#### Raw data ####

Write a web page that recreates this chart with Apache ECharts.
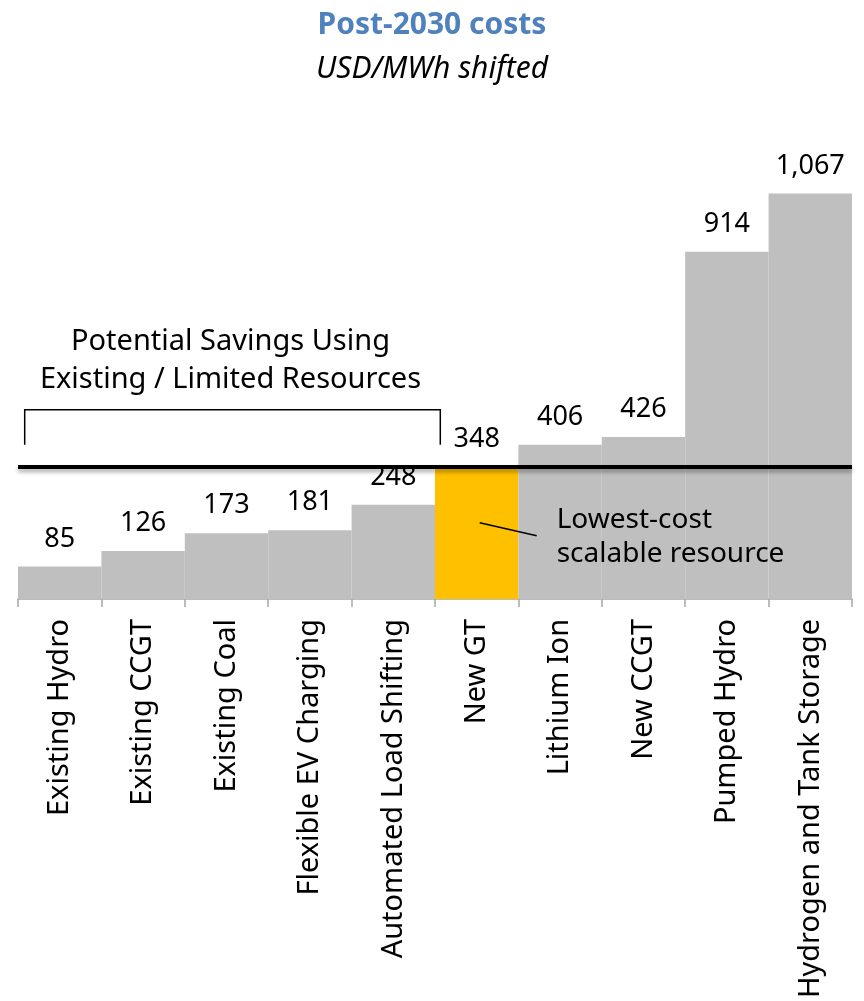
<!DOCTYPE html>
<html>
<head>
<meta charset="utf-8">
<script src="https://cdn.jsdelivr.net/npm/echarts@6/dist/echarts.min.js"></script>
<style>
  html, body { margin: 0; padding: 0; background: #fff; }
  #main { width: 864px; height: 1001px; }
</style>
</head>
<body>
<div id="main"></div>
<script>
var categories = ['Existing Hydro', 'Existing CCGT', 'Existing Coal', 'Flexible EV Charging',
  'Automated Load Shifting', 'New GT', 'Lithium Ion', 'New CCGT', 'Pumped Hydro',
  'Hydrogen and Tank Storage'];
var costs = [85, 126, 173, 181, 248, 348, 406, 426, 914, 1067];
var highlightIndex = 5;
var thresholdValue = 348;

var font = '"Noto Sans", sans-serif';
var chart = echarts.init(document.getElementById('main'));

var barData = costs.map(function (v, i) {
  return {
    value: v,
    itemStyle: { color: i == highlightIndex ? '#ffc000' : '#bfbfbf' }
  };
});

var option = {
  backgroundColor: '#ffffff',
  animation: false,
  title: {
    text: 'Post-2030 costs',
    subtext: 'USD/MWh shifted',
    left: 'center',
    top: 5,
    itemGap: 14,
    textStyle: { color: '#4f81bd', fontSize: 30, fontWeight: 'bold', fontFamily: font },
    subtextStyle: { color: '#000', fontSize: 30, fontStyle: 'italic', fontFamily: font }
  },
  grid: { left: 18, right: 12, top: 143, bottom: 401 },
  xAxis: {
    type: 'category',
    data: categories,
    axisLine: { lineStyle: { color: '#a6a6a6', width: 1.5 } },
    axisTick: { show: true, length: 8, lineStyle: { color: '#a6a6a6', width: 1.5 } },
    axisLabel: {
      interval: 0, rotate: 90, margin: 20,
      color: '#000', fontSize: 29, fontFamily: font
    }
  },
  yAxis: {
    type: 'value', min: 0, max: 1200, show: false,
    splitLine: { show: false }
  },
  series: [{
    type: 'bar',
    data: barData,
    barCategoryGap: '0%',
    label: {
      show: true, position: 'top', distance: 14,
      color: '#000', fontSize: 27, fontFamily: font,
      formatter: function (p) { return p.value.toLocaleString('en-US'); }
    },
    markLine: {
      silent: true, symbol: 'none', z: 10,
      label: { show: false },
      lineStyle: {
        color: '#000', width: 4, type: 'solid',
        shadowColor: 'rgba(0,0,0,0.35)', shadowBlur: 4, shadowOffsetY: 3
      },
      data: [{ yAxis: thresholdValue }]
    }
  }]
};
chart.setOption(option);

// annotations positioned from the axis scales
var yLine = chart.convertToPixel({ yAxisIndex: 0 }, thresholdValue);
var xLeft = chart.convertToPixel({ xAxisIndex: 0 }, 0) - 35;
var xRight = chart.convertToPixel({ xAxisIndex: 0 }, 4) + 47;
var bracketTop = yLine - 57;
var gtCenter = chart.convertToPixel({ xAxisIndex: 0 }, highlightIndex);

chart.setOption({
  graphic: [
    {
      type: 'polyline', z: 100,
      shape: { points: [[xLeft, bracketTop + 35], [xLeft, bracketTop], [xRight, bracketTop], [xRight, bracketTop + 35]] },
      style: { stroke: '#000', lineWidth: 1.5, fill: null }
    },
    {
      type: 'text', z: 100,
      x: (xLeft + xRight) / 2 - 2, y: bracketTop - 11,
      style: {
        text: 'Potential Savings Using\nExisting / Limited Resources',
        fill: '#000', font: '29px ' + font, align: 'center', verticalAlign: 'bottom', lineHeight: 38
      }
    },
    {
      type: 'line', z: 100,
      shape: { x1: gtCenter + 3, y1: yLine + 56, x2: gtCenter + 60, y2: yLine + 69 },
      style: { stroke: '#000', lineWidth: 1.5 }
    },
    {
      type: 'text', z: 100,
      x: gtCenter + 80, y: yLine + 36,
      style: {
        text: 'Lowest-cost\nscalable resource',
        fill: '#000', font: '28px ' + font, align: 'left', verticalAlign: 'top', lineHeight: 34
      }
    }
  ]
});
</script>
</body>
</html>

####

> [Your objective]
Transcribe the whole listing exactly. Pictures are excluded.

> [Result]
Write a web page that recreates this chart with Apache ECharts.
<!DOCTYPE html>
<html>
<head>
<meta charset="utf-8">
<script src="https://cdn.jsdelivr.net/npm/echarts@6/dist/echarts.min.js"></script>
<style>
  html, body { margin: 0; padding: 0; background: #fff; }
  #main { width: 864px; height: 1001px; }
</style>
</head>
<body>
<div id="main"></div>
<script>
var categories = ['Existing Hydro', 'Existing CCGT', 'Existing Coal', 'Flexible EV Charging',
  'Automated Load Shifting', 'New GT', 'Lithium Ion', 'New CCGT', 'Pumped Hydro',
  'Hydrogen and Tank Storage'];
var costs = [85, 126, 173, 181, 248, 348, 406, 426, 914, 1067];
var highlightIndex = 5;
var thresholdValue = 348;

var font = '"Noto Sans", sans-serif';
var chart = echarts.init(document.getElementById('main'));

var barData = costs.map(function (v, i) {
  return {
    value: v,
    itemStyle: { color: i == highlightIndex ? '#ffc000' : '#bfbfbf' }
  };
});

var option = {
  backgroundColor: '#ffffff',
  animation: false,
  title: {
    text: 'Post-2030 costs',
    subtext: 'USD/MWh shifted',
    left: 'center',
    top: 5,
    itemGap: 14,
    textStyle: { color: '#4f81bd', fontSize: 30, fontWeight: 'bold', fontFamily: font },
    subtextStyle: { color: '#000', fontSize: 30, fontStyle: 'italic', fontFamily: font }
  },
  grid: { left: 18, right: 12, top: 143, bottom: 401 },
  xAxis: {
    type: 'category',
    data: categories,
    axisLine: { lineStyle: { color: '#a6a6a6', width: 1.5 } },
    axisTick: { show: true, length: 8, lineStyle: { color: '#a6a6a6', width: 1.5 } },
    axisLabel: {
      interval: 0, rotate: 90, margin: 20,
      color: '#000', fontSize: 29, fontFamily: font
    }
  },
  yAxis: {
    type: 'value', min: 0, max: 1200, show: false,
    splitLine: { show: false }
  },
  series: [{
    type: 'bar',
    data: barData,
    barCategoryGap: '0%',
    label: {
      show: true, position: 'top', distance: 14,
      color: '#000', fontSize: 27, fontFamily: font,
      formatter: function (p) { return p.value.toLocaleString('en-US'); }
    },
    markLine: {
      silent: true, symbol: 'none', z: 10,
      label: { show: false },
      lineStyle: {
        color: '#000', width: 4, type: 'solid',
        shadowColor: 'rgba(0,0,0,0.35)', shadowBlur: 4, shadowOffsetY: 3
      },
      data: [{ yAxis: thresholdValue }]
    }
  }]
};
chart.setOption(option);

// annotations positioned from the axis scales
var yLine = chart.convertToPixel({ yAxisIndex: 0 }, thresholdValue);
var xLeft = chart.convertToPixel({ xAxisIndex: 0 }, 0) - 35;
var xRight = chart.convertToPixel({ xAxisIndex: 0 }, 4) + 47;
var bracketTop = yLine - 57;
var gtCenter = chart.convertToPixel({ xAxisIndex: 0 }, highlightIndex);

chart.setOption({
  graphic: [
    {
      type: 'polyline', z: 100,
      shape: { points: [[xLeft, bracketTop + 35], [xLeft, bracketTop], [xRight, bracketTop], [xRight, bracketTop + 35]] },
      style: { stroke: '#000', lineWidth: 1.5, fill: null }
    },
    {
      type: 'text', z: 100,
      x: (xLeft + xRight) / 2 - 2, y: bracketTop - 11,
      style: {
        text: 'Potential Savings Using\nExisting / Limited Resources',
        fill: '#000', font: '29px ' + font, align: 'center', verticalAlign: 'bottom', lineHeight: 38
      }
    },
    {
      type: 'line', z: 100,
      shape: { x1: gtCenter + 3, y1: yLine + 56, x2: gtCenter + 60, y2: yLine + 69 },
      style: { stroke: '#000', lineWidth: 1.5 }
    },
    {
      type: 'text', z: 100,
      x: gtCenter + 80, y: yLine + 36,
      style: {
        text: 'Lowest-cost\nscalable resource',
        fill: '#000', font: '28px ' + font, align: 'left', verticalAlign: 'top', lineHeight: 34
      }
    }
  ]
});
</script>
</body>
</html>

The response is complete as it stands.